“Le neuroscienze possono imparare molto dalle conoscenze intuitive di maghi e prestigiatori…” Così argomentano Robin Kim e Ladan Shams sull’ultimo numero di Scientific American, commentando uno studio pubblicato recentemente su Nature Reviews Neuroscience, a firma congiunta dei neuroscienziati del Barrows Neurological Institute e di… famosi illusionisti (Robyn Kim, Ladan Shams, What Can Magicians Teach Us about the Brain? Neuroscience can learn a lot by tapping the intuitive knowledge of magicians as new sources for inspiration and study, Sci Am, March 24, 2009).
Le illusioni visive, uditive e multisensoriali, nella quali le percezioni umane sembrano contraddire le proprietà fisiche dello stimolo, sono state utilizzate a lungo dagli psicologi per studiare i meccanismi del processo sensoriale. I prestigiatori utilizzano tali illusioni sensoriali nei loro “trucchi”, manipolando in effetti l’attenzione, le funzioni logiche e la memoria di chi li osserva.
Kim e Shams sottolineano che, sebbene gli illusionisti non hanno probabilmente studiato questi fenomeni con metodo scientifico, “non sviluppando esperimenti controllati”, le loro tecniche sono state comunque testate nel tempo e perfezionate con la pratica, nelle condizioni più difficili, perché sotto l’esame attento di un pubblico scettico e quasi sempre severo nei loro confronti.
E’ noto che l’attenzione può influenzare notevolmente ciò che vediamo. Per distogliere l’attenzione delle persone che osservano un numero di magia e “creare l’effetto”, gli illusionisti utilizzano un arsenale di tecniche, che vanno da semplici gesti (es. far volare un piccione per distogliere l’attenzione), a tecniche molto più raffinate. I maghi sono anche capaci di manipolare la memoria del loro pubblico, rendendogli difficile ricostruire ciò che è appena accaduto: negli studi cognitivi, è stato appurato che forinre disinformazione in merito a eventi trascorsi può ridurre l’accuratezza delle rievocazioni mnestiche e creare false memorie, “cosa che i maghi sanno intuitivamente da secoli”…
Quale potrebbe essere dunque il ruolo del “magico” nelle neuroscienze, si chiedono gli autori di Scientific American?
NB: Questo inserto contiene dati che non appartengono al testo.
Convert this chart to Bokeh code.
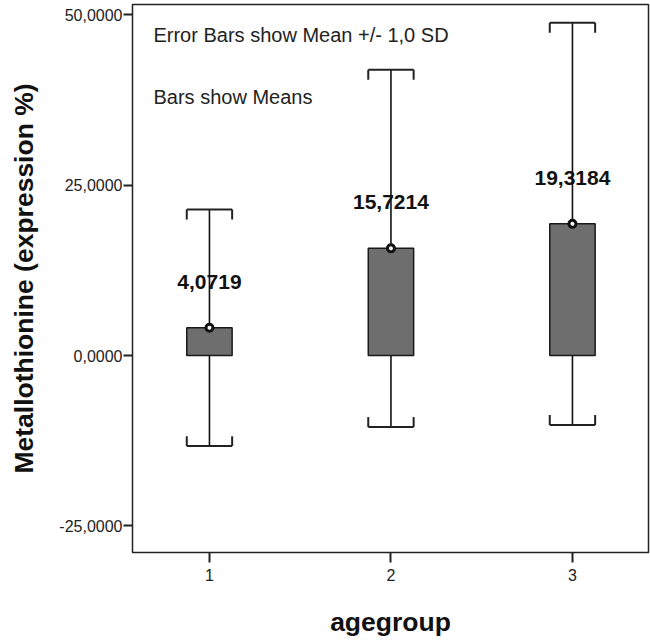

Le neuroscienze cognitive possono spiegare molte tecniche dei “colleghi” illusionisti: l’articolo di Nature conferma infatti che “le neuroscienze dovrebbero utilizzare molto di più gli illusionisti nella ricerca”. L’uso di illusioni cognitive, ad esempio, durante scansioni di neuroimmagine, potrebbe risultare utile all’identificazione dei circuiti neurali alla base di specifici processi cognitivi, oppure nella mappatura dei correlati neurali della coscienza. Ma, si chiedono argutamente gli autori, “gli illusionisti saranno disposti a svelare tutti i loro segreti agli scienziati”?